[Given task] Which lines hold the word "matplotlib"? Copy each one.

....................

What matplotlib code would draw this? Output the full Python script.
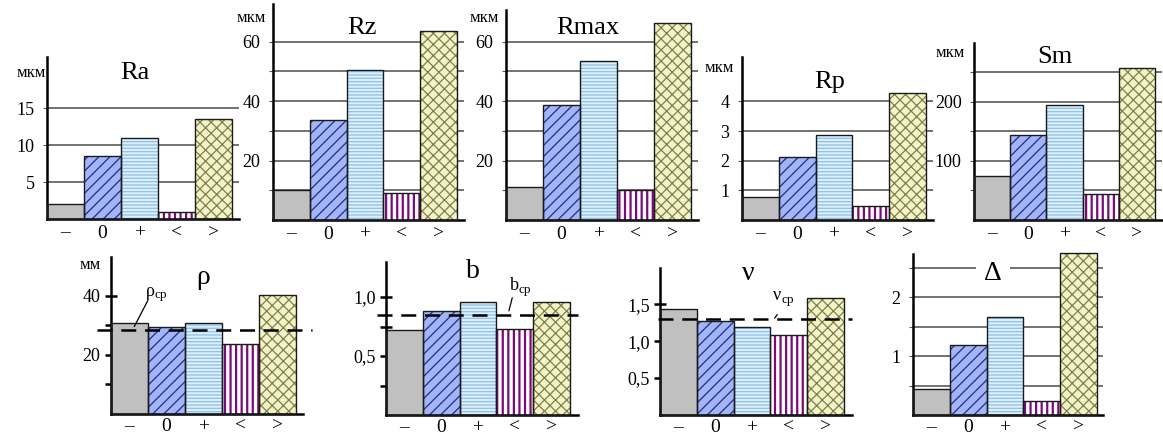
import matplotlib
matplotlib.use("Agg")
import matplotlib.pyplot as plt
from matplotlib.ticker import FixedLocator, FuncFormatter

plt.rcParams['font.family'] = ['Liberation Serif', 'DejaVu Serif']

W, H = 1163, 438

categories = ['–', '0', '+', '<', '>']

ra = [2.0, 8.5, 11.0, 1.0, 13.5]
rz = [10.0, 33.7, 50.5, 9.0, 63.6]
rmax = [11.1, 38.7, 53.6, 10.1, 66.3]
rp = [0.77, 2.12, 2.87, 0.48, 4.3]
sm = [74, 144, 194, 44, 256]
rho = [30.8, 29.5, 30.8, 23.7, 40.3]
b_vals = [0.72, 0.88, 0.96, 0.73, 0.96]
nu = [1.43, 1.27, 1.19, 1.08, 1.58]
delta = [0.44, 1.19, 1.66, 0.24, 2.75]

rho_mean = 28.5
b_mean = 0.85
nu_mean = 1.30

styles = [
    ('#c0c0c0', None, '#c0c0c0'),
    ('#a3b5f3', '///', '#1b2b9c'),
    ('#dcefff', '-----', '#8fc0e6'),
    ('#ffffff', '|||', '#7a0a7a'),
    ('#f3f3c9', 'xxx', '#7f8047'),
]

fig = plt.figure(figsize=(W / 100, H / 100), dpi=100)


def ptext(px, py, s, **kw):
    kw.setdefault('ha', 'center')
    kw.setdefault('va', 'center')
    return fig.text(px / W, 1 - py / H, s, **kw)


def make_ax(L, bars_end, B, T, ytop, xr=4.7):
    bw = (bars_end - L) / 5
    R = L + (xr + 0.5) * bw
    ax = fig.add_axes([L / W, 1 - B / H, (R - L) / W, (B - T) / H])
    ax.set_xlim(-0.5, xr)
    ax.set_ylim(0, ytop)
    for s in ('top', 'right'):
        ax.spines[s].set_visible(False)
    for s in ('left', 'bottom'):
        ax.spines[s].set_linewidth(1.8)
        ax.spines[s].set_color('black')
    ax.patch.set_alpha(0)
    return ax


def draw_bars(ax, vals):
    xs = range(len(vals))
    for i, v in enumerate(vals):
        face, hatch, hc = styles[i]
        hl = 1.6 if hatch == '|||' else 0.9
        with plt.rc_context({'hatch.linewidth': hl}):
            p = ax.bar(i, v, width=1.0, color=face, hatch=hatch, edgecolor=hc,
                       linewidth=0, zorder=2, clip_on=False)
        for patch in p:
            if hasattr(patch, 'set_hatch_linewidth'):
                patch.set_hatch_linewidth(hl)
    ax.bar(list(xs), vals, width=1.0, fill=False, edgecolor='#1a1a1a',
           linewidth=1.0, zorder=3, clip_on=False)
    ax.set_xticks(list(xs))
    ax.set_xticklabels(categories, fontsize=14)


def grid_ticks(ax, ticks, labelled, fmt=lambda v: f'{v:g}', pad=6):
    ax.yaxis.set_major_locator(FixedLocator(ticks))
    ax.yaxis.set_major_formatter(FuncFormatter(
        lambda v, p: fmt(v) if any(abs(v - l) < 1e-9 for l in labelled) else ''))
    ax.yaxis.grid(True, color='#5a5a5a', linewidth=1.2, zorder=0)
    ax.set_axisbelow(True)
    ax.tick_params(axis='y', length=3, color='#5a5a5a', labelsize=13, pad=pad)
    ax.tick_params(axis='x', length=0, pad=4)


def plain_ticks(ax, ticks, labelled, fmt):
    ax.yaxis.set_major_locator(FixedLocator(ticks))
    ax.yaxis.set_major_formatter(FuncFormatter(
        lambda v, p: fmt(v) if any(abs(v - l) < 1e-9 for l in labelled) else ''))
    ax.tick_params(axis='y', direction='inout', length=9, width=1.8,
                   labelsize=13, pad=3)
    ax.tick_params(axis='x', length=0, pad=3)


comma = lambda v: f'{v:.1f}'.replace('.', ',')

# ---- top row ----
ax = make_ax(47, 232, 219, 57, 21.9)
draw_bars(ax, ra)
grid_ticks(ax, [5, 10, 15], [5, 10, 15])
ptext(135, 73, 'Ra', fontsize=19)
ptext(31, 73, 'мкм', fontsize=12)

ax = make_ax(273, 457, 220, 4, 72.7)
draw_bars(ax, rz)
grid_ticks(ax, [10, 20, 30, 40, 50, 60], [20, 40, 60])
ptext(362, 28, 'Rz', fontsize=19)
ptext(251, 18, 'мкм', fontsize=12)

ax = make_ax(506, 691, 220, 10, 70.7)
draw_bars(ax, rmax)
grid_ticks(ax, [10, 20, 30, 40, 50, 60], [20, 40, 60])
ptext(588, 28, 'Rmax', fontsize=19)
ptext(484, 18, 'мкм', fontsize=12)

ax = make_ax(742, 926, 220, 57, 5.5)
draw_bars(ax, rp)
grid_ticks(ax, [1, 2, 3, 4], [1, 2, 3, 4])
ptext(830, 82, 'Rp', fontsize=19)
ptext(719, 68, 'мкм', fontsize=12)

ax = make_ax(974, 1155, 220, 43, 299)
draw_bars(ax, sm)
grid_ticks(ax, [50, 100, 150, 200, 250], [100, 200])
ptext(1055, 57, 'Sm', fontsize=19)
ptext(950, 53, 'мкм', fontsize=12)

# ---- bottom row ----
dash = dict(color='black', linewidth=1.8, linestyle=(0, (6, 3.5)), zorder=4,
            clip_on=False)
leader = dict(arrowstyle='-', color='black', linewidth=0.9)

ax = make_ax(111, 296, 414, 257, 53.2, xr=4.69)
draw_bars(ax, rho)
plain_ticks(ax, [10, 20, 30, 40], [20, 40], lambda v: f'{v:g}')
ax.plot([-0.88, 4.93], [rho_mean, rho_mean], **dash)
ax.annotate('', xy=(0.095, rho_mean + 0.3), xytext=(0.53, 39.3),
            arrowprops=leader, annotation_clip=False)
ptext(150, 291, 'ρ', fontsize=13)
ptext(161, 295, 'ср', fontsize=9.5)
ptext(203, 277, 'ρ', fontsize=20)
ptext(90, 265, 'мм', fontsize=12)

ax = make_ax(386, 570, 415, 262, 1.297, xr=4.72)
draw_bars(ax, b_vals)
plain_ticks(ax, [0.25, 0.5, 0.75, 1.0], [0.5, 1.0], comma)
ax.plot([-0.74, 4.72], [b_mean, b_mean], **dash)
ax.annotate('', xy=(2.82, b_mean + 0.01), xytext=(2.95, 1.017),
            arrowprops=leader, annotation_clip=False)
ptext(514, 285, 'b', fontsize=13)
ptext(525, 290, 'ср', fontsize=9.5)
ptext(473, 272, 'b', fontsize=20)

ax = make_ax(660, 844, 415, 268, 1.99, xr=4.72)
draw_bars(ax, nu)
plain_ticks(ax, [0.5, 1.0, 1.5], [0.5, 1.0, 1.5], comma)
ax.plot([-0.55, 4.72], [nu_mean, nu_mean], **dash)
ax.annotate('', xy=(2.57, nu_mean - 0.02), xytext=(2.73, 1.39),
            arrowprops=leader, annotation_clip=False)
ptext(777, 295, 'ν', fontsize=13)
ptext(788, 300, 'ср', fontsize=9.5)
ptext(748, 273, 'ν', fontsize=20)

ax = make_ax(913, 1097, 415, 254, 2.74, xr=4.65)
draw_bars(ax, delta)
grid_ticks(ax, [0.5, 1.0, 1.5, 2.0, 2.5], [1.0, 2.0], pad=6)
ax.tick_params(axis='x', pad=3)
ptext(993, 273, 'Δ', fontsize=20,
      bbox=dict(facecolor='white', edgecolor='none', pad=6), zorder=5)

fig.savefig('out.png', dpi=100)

....................

[Solution for this exercise]
What matplotlib code would draw this? Output the full Python script.
import matplotlib
matplotlib.use("Agg")
import matplotlib.pyplot as plt
from matplotlib.ticker import FixedLocator, FuncFormatter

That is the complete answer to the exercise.